Emotional States and ‘Dreamachines’

Symposium:


Session Title:

  • Bio-Mediations

Presentation Title:

  • Emotional States and ‘Dreamachines’

Presenter(s):



Venue(s):



Abstract:

  • Consider how technology has created new approaches to the medication, assessment, and simulation of emotional states. Chemicals act on neurotransmitter systems and influence behavior, obscuring the differences between what is innate to the body and what is extrinsic; imaging technology seeks to identify emotional ‘truth’ through indications related to blood flow; and emotion-recognition software is being perfected. In contrast to these goals, I consider how art can offer access to the rich cultural questions surrounding affect that are posed by our increasing abilities to erode boundaries through technology.

    The desire for altered states of mind whether through plants, fungi, ‘dreamachines’ with flickering lights, or drugs has existed in many societies. One manifestation was Bryon Gysin’s psychedelic ‘dreamachine’ of the 1960s. Gysin’s machine was meant to induce trance, produce hypnagogic images, and alter brain wave activity. It may have been prompted by his experiences with LSD, which is structurally-related to a lethal fungus identified as ergot (Saint Anthony’s Fire). Like LSD, exotic myths attend ergot, ranging from Eleusyian rites to the Salem Witch trials. In a sense, one culture’s bane (the ergot fungus during the Middle Ages) became the counter culture’s ‘dreamachine’ (ergot’s related drug, LSD).

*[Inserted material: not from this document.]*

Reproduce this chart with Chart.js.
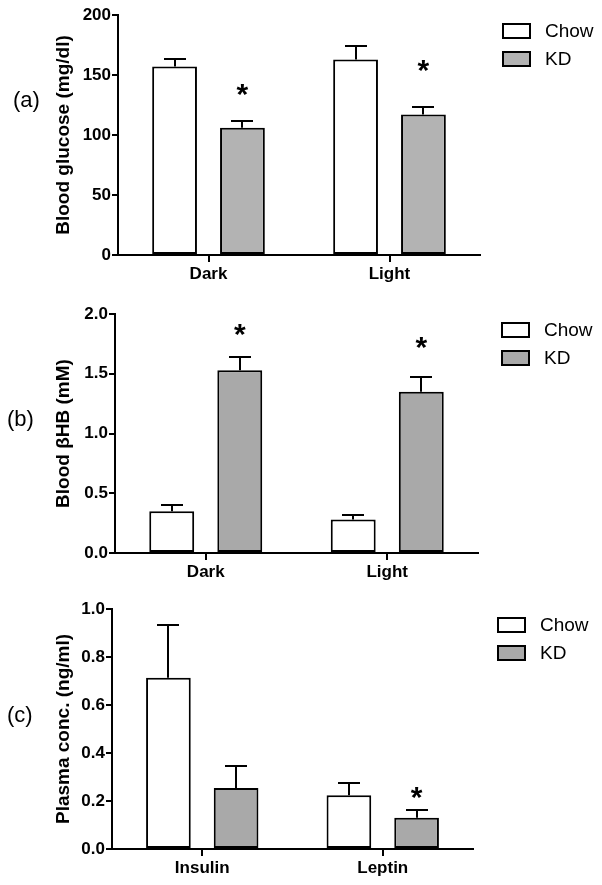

    Artists, still intrigued by the emotionally-laden tribulations of Saint Anthony, continue this theme, blending the real with the virtual. Bill Viola, for example, forges a connection with Hieronymus Bosch’s visions of Saint Anthony, using technology to intimate a heightened state of being. I will also explore how artists (including myself) explore emotion, creating new ‘dreamachines’ which raise wide-ranging questions. These questions include whether emotion is universal as Darwin maintained, whether facial expressions by people from different cultures convey the same meaning, whether technology can be sensitive to how language differences inflect emotion, and whether imaging technology can offer insight into the brain’s emotional cues.